*Problem description*: Return precisely the span of lines from the top of the material below to the line containing "import plotly.graph_objects as go", both included. Pictures are excluded.

## begin Recorded data

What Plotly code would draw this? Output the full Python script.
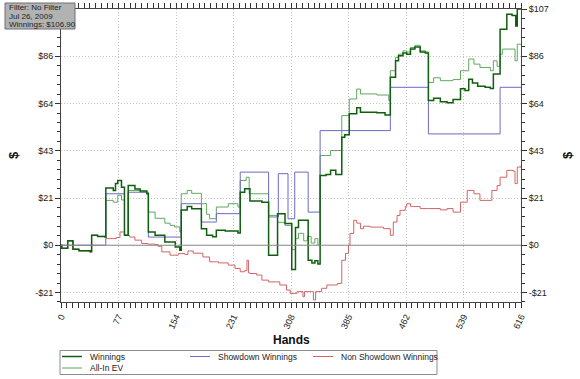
import plotly.graph_objects as go

# ---- data (hand index, cumulative $) ----
win_hands = [0, 1, 9, 16, 24, 39, 41, 49, 59, 60, 70, 73, 76, 81, 85, 90, 99, 106, 115, 117, 126, 139, 153, 159,
             161, 169, 175, 188, 195, 203, 208, 220, 237, 240, 246, 253, 269, 278, 290, 300, 309, 314, 318, 331,
             336, 340, 344, 347, 355, 361, 368, 376, 380, 386, 396, 401, 423, 434, 441, 448, 452, 458, 463, 468,
             474, 481, 488, 492, 499, 508, 517, 525, 535, 541, 546, 551, 558, 568, 575, 579, 588, 597, 604, 609,
             611, 616]
win_vals = [0, -1.4, 2, -1.8, -2.5, -3, 4.5, 4.0, 3.7, 25.9, 24.8, 28, 29.3, 26.3, 4.5, 27, 25.5, 24.5, 23.3, 6,
            4.5, 1.5, -0.8, -2.3, 16, 17.5, 16.5, 7.5, 4.5, 3.8, 6.8, 6.5, 5.5, 24, 25.6, 20, 19.5, -4.5, 14.3, 9.8,
            -11, 8, 11.3, -6.8, -8, -7, -8.5, 31.6, 32, 33.9, 32, 48.9, 50, 59.5, 62.2, 60.2, 60, 59, 76, 83.5, 85.8,
            87, 86.5, 88.8, 89.7, 87.5, 87, 65.5, 66.5, 65, 64.5, 66, 70.9, 70, 75.2, 73.5, 72, 71.5, 71, 77.5, 97.8,
            104.6, 104, 99.3, 106.9, 106.9]

ev_hands = [0, 1, 9, 16, 24, 39, 41, 49, 59, 60, 70, 76, 81, 85, 90, 106, 115, 117, 126, 139, 146, 152, 159, 161,
            169, 175, 188, 195, 199, 208, 224, 237, 240, 248, 252, 269, 278, 290, 300, 309, 314, 318, 325, 330, 335,
            340, 344, 347, 361, 376, 386, 396, 401, 423, 439, 441, 448, 452, 458, 463, 468, 474, 481, 488, 492, 499,
            508, 525, 535, 546, 553, 561, 575, 579, 584, 588, 591, 608, 611, 616]
ev_vals = [0, -1.4, 2, -1.8, -2.5, -3, 4.5, 4.0, 3.7, 20.3, 19.5, 22.6, 20.5, 4.5, 24.8, 24, 23.3, 15, 12.2, 10, 9,
           8.3, 6, 23.3, 24.8, 23.5, 18.8, 14, 12, 17.3, 18.8, 17.3, 29.3, 30.8, 23.3, 23.3, 13.5, 10.4, 9, -2, 3,
           5.4, 2, 4, 1, 3, 0, 40.6, 42.9, 58.7, 66.2, 70.7, 68.5, 68, 65.5, 79, 85, 86.5, 88, 87.5, 89.5, 90.5, 88,
           87.5, 73.7, 75.8, 74.5, 75, 79, 84.3, 82, 80.5, 79, 83.5, 81, 86.5, 88.8, 83.5, 91, 91]

sd_hands = [0, 60, 85, 90, 117, 161, 188, 208, 240, 278, 291, 304, 313, 331, 347, 441, 492, 588, 616]
sd_vals = [0, 23.3, 4.5, 24, 3.7, 18.8, 10.5, 14.3, 33.1, 12.8, 32.4, 12, 33.1, 15, 51.9, 71.5, 50.4, 71.5, 71.5]

nsd_hands = [0, 1, 9, 16, 24, 39, 41, 49, 59, 61, 74, 79, 85, 92, 99, 108, 116, 126, 130, 135, 146, 157, 166, 170,
             177, 190, 199, 211, 224, 233, 240, 246, 249, 251, 253, 262, 269, 278, 289, 293, 302, 307, 316, 324,
             326, 335, 338, 341, 349, 356, 364, 370, 376, 381, 385, 387, 392, 396, 401, 405, 414, 432, 441, 445,
             450, 454, 461, 463, 468, 472, 481, 491, 508, 517, 525, 535, 544, 553, 561, 568, 577, 584, 588, 597,
             606, 608, 611, 616]
nsd_vals = [0, -1.4, 2, -1.8, -2.5, -3, 4.5, 4.0, 3.7, 3, 3.5, 6, 4.5, 3.7, 2.3, 0.8, 0.5, 0.3, -0.5, -3, -4.5,
            -3.8, -4.2, -2.6, -3.6, -5.3, -7.5, -8, -9, -10.5, -12, -11.5, -6.8, -12.5, -12.8, -13.5, -15.8, -16.6,
            -16.6, -18, -20.3, -21.8, -21, -23.3, -21, -21, -24.8, -21, -19.5, -18, -18, -17.3, -6.8, -3.7, 0, 5.3,
            11.3, 10, 7.5, 8.6, 8.2, 7.5, 4.5, 10.5, 13.5, 15.8, 17.6, 18.8, 17.6, 17.5, 16.6, 16.6, 16, 16.6, 15,
            19.5, 24.8, 23.3, 20.3, 20.3, 24.8, 27, 30.8, 33.9, 33.5, 27.9, 35.4, 36.1]

x_ticks = [0, 77, 154, 231, 308, 385, 462, 539, 616]
y_ticks = [-21.38, 0, 21.38, 42.76, 64.14, 85.52, 106.9]
y_labels = ["-$21", "$0", "$21", "$43", "$64", "$86", "$107"]
# the top-left info box hides the left-hand $107 label in the reference
y_labels_left = ["-$21", "$0", "$21", "$43", "$64", "$86", ""]
info_lines = ["Filter: No Filter", "Jul 26, 2009", "Winnings: $106.90"]

FONT = "Liberation Sans, Arial, sans-serif"
W, H = 580, 379
ML, MR, MT, MB = 61, 59, 9, 77
PW, PH = W - ML - MR, H - MT - MB


def px_x(p):  # page pixel -> paper x
    return (p - ML) / PW


def px_y(p):  # page pixel -> paper y
    return (H - MB - p) / PH


series = [
    dict(name="All-In EV", x=ev_hands, y=ev_vals, color="#5fa85f", width=1, leg=(62, 368)),
    dict(name="Showdown Winnings", x=sd_hands, y=sd_vals, color="#6b6bc4", width=1, leg=(190, 356.5)),
    dict(name="Non Showdown Winnings", x=nsd_hands, y=nsd_vals, color="#d46464", width=1, leg=(313, 356.5)),
    dict(name="Winnings", x=win_hands, y=win_vals, color="#0f5f0f", width=1.5, leg=(62, 356.5)),
]

fig = go.Figure()
for s in series:
    fig.add_trace(go.Scatter(x=s["x"], y=s["y"], name=s["name"], mode="lines", line_shape="hv",
                             line=dict(color=s["color"], width=s["width"]), showlegend=False))
# invisible helper trace so the right-hand axis is drawn
fig.add_trace(go.Scatter(x=[None], y=[None], yaxis="y2", showlegend=False, hoverinfo="skip"))

YR = [-25.7, 106.95]


def yax(labels):
    return dict(range=YR, tickmode="array", tickvals=y_ticks, ticktext=labels,
                ticks="outside", ticklen=5, tickcolor="#333", tickwidth=1,
                minor=dict(tick0=0, dtick=4.276, ticks="outside", ticklen=3, tickcolor="#333", showgrid=False),
                tickfont=dict(family=FONT, size=9, color="#222"),
                showline=True, linecolor="#444", linewidth=1, zeroline=False, fixedrange=True)


GRID = dict(showgrid=True, gridcolor="#c4c4c4", griddash="1px,2px", gridwidth=1)

fig.update_layout(
    width=W, height=H,
    margin=dict(l=ML, r=MR, t=MT, b=MB, autoexpand=False),
    paper_bgcolor="white", plot_bgcolor="white",
    font=dict(family=FONT, size=9, color="#222"),
    xaxis=dict(range=[0, 616], tickmode="array", tickvals=x_ticks, ticktext=[str(v) for v in x_ticks],
               tickangle=-65, ticks="outside", ticklen=5, tickcolor="#333",
               minor=dict(tick0=0, dtick=7.7, ticks="outside", ticklen=3, tickcolor="#333", showgrid=False),
               **GRID, showline=True, linecolor="#444", linewidth=1, mirror="allticks", zeroline=False,
               fixedrange=True, tickfont=dict(family=FONT, size=9, color="#222")),
    yaxis=dict(**yax(y_labels_left), **GRID),
    yaxis2=dict(**yax(y_labels), overlaying="y", side="right", showgrid=False),
    showlegend=False,
)

# zero line drawn over the traces
fig.add_shape(type="line", xref="x", yref="y", x0=0, x1=616, y0=0, y1=0,
              line=dict(color="#8a8a8a", width=1), layer="above")

# legend box (compact, two rows as in the reference)
fig.add_shape(type="rect", xref="paper", yref="paper", x0=px_x(60), x1=px_x(437), y0=px_y(374.5), y1=px_y(350.5),
              line=dict(color="#8c8c8c", width=1), fillcolor="white", layer="above")
for s in series:
    lx, ly = s["leg"]
    fig.add_shape(type="line", xref="paper", yref="paper", x0=px_x(lx), x1=px_x(lx + 20), y0=px_y(ly), y1=px_y(ly),
                  line=dict(color=s["color"], width=s["width"]), layer="above")
    fig.add_annotation(text=s["name"], xref="paper", yref="paper", x=px_x(lx + 26), y=px_y(ly),
                       xanchor="left", yanchor="middle", showarrow=False,
                       font=dict(family=FONT, size=8.5, color="#222"))

fig.add_annotation(text="Hands", xref="paper", yref="paper", x=px_x(291), y=px_y(340),
                   xanchor="center", yanchor="middle", showarrow=False,
                   font=dict(family=FONT, size=12, color="#111", weight="bold"))
fig.add_annotation(text="$", xref="paper", yref="paper", x=px_x(13), y=px_y(155), textangle=-90,
                   xanchor="center", yanchor="middle", showarrow=False,
                   font=dict(family=FONT, size=13, color="#111", weight="bold"))
fig.add_annotation(text="$", xref="paper", yref="paper", x=px_x(567), y=px_y(155), textangle=-90,
                   xanchor="center", yanchor="middle", showarrow=False,
                   font=dict(family=FONT, size=13, color="#111", weight="bold"))

# info box top-left
fig.add_shape(type="rect", xref="paper", yref="paper", x0=px_x(5), x1=px_x(75), y0=px_y(29), y1=px_y(3),
              line=dict(color="#6e6e6e", width=1), fillcolor="#b2b2b2", layer="above")
for i, t in enumerate(info_lines):
    fig.add_annotation(text=t, xref="paper", yref="paper", x=px_x(7), y=px_y(7.5 + 8.5 * i),
                       xanchor="left", yanchor="middle", showarrow=False,
                       font=dict(family=FONT, size=8, color="#222"))

fig.write_html("out.html", config={"displayModeBar": False},
               post_script="document.body.style.margin='0px';")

## end Recorded data

*Solution to the problem*:
What Plotly code would draw this? Output the full Python script.
import plotly.graph_objects as go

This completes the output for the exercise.